## Source excerpt
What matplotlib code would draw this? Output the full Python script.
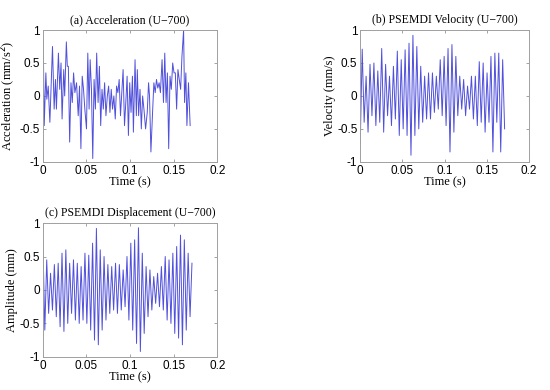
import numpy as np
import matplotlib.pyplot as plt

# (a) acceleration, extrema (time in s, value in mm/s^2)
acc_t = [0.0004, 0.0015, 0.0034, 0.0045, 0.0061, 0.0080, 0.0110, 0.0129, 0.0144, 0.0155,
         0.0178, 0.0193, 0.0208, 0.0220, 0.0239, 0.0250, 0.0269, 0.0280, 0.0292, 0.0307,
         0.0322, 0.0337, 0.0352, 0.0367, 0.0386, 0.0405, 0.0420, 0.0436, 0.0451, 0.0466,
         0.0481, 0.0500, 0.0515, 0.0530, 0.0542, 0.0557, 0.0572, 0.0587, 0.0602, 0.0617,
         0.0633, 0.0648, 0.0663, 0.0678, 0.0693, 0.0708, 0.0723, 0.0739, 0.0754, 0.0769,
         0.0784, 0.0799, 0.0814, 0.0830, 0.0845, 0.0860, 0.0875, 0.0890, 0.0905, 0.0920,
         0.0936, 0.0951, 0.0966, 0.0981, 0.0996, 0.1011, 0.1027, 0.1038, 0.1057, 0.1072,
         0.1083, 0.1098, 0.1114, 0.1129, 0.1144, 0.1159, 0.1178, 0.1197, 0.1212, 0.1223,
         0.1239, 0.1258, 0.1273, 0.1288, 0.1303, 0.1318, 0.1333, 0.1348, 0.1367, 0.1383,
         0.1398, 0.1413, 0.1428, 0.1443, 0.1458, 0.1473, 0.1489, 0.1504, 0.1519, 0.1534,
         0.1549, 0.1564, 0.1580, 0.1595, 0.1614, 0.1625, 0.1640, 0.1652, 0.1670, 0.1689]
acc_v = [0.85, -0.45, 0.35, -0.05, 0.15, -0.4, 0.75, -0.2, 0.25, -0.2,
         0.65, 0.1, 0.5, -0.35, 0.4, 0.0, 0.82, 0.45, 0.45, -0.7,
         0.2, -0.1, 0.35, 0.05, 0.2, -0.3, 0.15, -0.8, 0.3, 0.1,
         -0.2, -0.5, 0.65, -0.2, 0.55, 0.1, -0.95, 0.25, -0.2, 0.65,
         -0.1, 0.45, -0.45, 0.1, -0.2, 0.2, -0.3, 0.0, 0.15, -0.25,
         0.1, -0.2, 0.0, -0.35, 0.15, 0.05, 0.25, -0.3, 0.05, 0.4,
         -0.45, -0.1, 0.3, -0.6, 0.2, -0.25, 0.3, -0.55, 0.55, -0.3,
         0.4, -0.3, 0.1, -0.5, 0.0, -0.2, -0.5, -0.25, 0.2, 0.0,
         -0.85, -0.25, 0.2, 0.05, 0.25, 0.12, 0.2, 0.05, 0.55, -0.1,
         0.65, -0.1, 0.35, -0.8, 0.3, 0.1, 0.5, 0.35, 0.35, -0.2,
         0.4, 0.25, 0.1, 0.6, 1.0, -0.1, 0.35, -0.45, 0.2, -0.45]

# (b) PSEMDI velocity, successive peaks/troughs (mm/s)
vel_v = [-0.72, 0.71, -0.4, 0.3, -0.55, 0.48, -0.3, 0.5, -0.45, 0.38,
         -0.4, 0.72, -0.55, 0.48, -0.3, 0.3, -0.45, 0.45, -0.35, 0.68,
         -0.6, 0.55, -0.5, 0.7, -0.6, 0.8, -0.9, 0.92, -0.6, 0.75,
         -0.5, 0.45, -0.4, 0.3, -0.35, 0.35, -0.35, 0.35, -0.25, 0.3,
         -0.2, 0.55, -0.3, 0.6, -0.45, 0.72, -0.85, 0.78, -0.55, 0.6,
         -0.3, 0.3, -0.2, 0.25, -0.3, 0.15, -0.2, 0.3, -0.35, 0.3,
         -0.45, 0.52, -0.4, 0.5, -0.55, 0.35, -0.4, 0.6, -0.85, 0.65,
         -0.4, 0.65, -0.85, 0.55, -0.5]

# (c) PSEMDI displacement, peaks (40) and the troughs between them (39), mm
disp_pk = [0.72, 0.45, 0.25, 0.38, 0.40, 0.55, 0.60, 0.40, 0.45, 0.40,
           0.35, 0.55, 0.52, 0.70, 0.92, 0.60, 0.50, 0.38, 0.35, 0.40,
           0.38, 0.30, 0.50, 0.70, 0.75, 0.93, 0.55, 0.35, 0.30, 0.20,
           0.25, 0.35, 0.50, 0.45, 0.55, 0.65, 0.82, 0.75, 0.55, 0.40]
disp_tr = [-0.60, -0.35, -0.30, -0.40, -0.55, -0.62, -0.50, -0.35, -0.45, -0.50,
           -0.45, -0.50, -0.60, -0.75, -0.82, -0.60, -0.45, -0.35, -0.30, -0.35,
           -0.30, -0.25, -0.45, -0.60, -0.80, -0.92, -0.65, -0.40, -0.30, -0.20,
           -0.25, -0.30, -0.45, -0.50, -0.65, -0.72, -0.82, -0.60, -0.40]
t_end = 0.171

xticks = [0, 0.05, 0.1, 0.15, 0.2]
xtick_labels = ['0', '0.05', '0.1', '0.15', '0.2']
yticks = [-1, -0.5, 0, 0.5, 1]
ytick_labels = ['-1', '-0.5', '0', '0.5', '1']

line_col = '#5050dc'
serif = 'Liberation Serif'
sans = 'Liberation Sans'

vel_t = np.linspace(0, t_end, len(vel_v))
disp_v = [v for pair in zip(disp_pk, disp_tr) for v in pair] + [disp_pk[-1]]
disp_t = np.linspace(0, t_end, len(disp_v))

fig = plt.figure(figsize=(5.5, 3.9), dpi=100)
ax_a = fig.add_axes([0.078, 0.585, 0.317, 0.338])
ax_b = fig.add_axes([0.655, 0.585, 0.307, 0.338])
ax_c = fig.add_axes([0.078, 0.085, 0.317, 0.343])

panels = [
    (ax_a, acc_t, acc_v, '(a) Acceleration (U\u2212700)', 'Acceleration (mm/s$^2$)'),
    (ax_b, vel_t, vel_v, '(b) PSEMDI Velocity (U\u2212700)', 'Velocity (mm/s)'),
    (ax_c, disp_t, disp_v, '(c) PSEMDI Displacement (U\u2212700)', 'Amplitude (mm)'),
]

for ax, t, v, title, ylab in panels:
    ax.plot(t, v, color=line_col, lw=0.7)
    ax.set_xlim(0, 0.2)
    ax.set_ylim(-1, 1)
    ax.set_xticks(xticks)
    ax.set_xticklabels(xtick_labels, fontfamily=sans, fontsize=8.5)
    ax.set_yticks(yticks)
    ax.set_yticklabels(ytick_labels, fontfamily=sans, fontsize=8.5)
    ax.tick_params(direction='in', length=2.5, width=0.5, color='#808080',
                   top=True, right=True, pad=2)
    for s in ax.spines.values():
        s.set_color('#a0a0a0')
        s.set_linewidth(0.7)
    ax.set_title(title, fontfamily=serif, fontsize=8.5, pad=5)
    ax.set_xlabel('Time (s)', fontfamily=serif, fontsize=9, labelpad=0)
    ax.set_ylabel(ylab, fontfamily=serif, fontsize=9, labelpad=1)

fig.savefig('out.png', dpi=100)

## What to produce
Copy all the lines of data exactly as they appear, dropping any images.

## Exercise answer
What matplotlib code would draw this? Output the full Python script.
import numpy as np
import matplotlib.pyplot as plt

# (a) acceleration, extrema (time in s, value in mm/s^2)
acc_t = [0.0004, 0.0015, 0.0034, 0.0045, 0.0061, 0.0080, 0.0110, 0.0129, 0.0144, 0.0155,
         0.0178, 0.0193, 0.0208, 0.0220, 0.0239, 0.0250, 0.0269, 0.0280, 0.0292, 0.0307,
         0.0322, 0.0337, 0.0352, 0.0367, 0.0386, 0.0405, 0.0420, 0.0436, 0.0451, 0.0466,
         0.0481, 0.0500, 0.0515, 0.0530, 0.0542, 0.0557, 0.0572, 0.0587, 0.0602, 0.0617,
         0.0633, 0.0648, 0.0663, 0.0678, 0.0693, 0.0708, 0.0723, 0.0739, 0.0754, 0.0769,
         0.0784, 0.0799, 0.0814, 0.0830, 0.0845, 0.0860, 0.0875, 0.0890, 0.0905, 0.0920,
         0.0936, 0.0951, 0.0966, 0.0981, 0.0996, 0.1011, 0.1027, 0.1038, 0.1057, 0.1072,
         0.1083, 0.1098, 0.1114, 0.1129, 0.1144, 0.1159, 0.1178, 0.1197, 0.1212, 0.1223,
         0.1239, 0.1258, 0.1273, 0.1288, 0.1303, 0.1318, 0.1333, 0.1348, 0.1367, 0.1383,
         0.1398, 0.1413, 0.1428, 0.1443, 0.1458, 0.1473, 0.1489, 0.1504, 0.1519, 0.1534,
         0.1549, 0.1564, 0.1580, 0.1595, 0.1614, 0.1625, 0.1640, 0.1652, 0.1670, 0.1689]
acc_v = [0.85, -0.45, 0.35, -0.05, 0.15, -0.4, 0.75, -0.2, 0.25, -0.2,
         0.65, 0.1, 0.5, -0.35, 0.4, 0.0, 0.82, 0.45, 0.45, -0.7,
         0.2, -0.1, 0.35, 0.05, 0.2, -0.3, 0.15, -0.8, 0.3, 0.1,
         -0.2, -0.5, 0.65, -0.2, 0.55, 0.1, -0.95, 0.25, -0.2, 0.65,
         -0.1, 0.45, -0.45, 0.1, -0.2, 0.2, -0.3, 0.0, 0.15, -0.25,
         0.1, -0.2, 0.0, -0.35, 0.15, 0.05, 0.25, -0.3, 0.05, 0.4,
         -0.45, -0.1, 0.3, -0.6, 0.2, -0.25, 0.3, -0.55, 0.55, -0.3,
         0.4, -0.3, 0.1, -0.5, 0.0, -0.2, -0.5, -0.25, 0.2, 0.0,
         -0.85, -0.25, 0.2, 0.05, 0.25, 0.12, 0.2, 0.05, 0.55, -0.1,
         0.65, -0.1, 0.35, -0.8, 0.3, 0.1, 0.5, 0.35, 0.35, -0.2,
         0.4, 0.25, 0.1, 0.6, 1.0, -0.1, 0.35, -0.45, 0.2, -0.45]

# (b) PSEMDI velocity, successive peaks/troughs (mm/s)
vel_v = [-0.72, 0.71, -0.4, 0.3, -0.55, 0.48, -0.3, 0.5, -0.45, 0.38,
         -0.4, 0.72, -0.55, 0.48, -0.3, 0.3, -0.45, 0.45, -0.35, 0.68,
         -0.6, 0.55, -0.5, 0.7, -0.6, 0.8, -0.9, 0.92, -0.6, 0.75,
         -0.5, 0.45, -0.4, 0.3, -0.35, 0.35, -0.35, 0.35, -0.25, 0.3,
         -0.2, 0.55, -0.3, 0.6, -0.45, 0.72, -0.85, 0.78, -0.55, 0.6,
         -0.3, 0.3, -0.2, 0.25, -0.3, 0.15, -0.2, 0.3, -0.35, 0.3,
         -0.45, 0.52, -0.4, 0.5, -0.55, 0.35, -0.4, 0.6, -0.85, 0.65,
         -0.4, 0.65, -0.85, 0.55, -0.5]

# (c) PSEMDI displacement, peaks (40) and the troughs between them (39), mm
disp_pk = [0.72, 0.45, 0.25, 0.38, 0.40, 0.55, 0.60, 0.40, 0.45, 0.40,
           0.35, 0.55, 0.52, 0.70, 0.92, 0.60, 0.50, 0.38, 0.35, 0.40,
           0.38, 0.30, 0.50, 0.70, 0.75, 0.93, 0.55, 0.35, 0.30, 0.20,
           0.25, 0.35, 0.50, 0.45, 0.55, 0.65, 0.82, 0.75, 0.55, 0.40]
disp_tr = [-0.60, -0.35, -0.30, -0.40, -0.55, -0.62, -0.50, -0.35, -0.45, -0.50,
           -0.45, -0.50, -0.60, -0.75, -0.82, -0.60, -0.45, -0.35, -0.30, -0.35,
           -0.30, -0.25, -0.45, -0.60, -0.80, -0.92, -0.65, -0.40, -0.30, -0.20,
           -0.25, -0.30, -0.45, -0.50, -0.65, -0.72, -0.82, -0.60, -0.40]
t_end = 0.171

xticks = [0, 0.05, 0.1, 0.15, 0.2]
xtick_labels = ['0', '0.05', '0.1', '0.15', '0.2']
yticks = [-1, -0.5, 0, 0.5, 1]
ytick_labels = ['-1', '-0.5', '0', '0.5', '1']

line_col = '#5050dc'
serif = 'Liberation Serif'
sans = 'Liberation Sans'

vel_t = np.linspace(0, t_end, len(vel_v))
disp_v = [v for pair in zip(disp_pk, disp_tr) for v in pair] + [disp_pk[-1]]
disp_t = np.linspace(0, t_end, len(disp_v))

fig = plt.figure(figsize=(5.5, 3.9), dpi=100)
ax_a = fig.add_axes([0.078, 0.585, 0.317, 0.338])
ax_b = fig.add_axes([0.655, 0.585, 0.307, 0.338])
ax_c = fig.add_axes([0.078, 0.085, 0.317, 0.343])

panels = [
    (ax_a, acc_t, acc_v, '(a) Acceleration (U\u2212700)', 'Acceleration (mm/s$^2$)'),
    (ax_b, vel_t, vel_v, '(b) PSEMDI Velocity (U\u2212700)', 'Velocity (mm/s)'),
    (ax_c, disp_t, disp_v, '(c) PSEMDI Displacement (U\u2212700)', 'Amplitude (mm)'),
]

for ax, t, v, title, ylab in panels:
    ax.plot(t, v, color=line_col, lw=0.7)
    ax.set_xlim(0, 0.2)
    ax.set_ylim(-1, 1)
    ax.set_xticks(xticks)
    ax.set_xticklabels(xtick_labels, fontfamily=sans, fontsize=8.5)
    ax.set_yticks(yticks)
    ax.set_yticklabels(ytick_labels, fontfamily=sans, fontsize=8.5)
    ax.tick_params(direction='in', length=2.5, width=0.5, color='#808080',
                   top=True, right=True, pad=2)
    for s in ax.spines.values():
        s.set_color('#a0a0a0')
        s.set_linewidth(0.7)
    ax.set_title(title, fontfamily=serif, fontsize=8.5, pad=5)
    ax.set_xlabel('Time (s)', fontfamily=serif, fontsize=9, labelpad=0)
    ax.set_ylabel(ylab, fontfamily=serif, fontsize=9, labelpad=1)

fig.savefig('out.png', dpi=100)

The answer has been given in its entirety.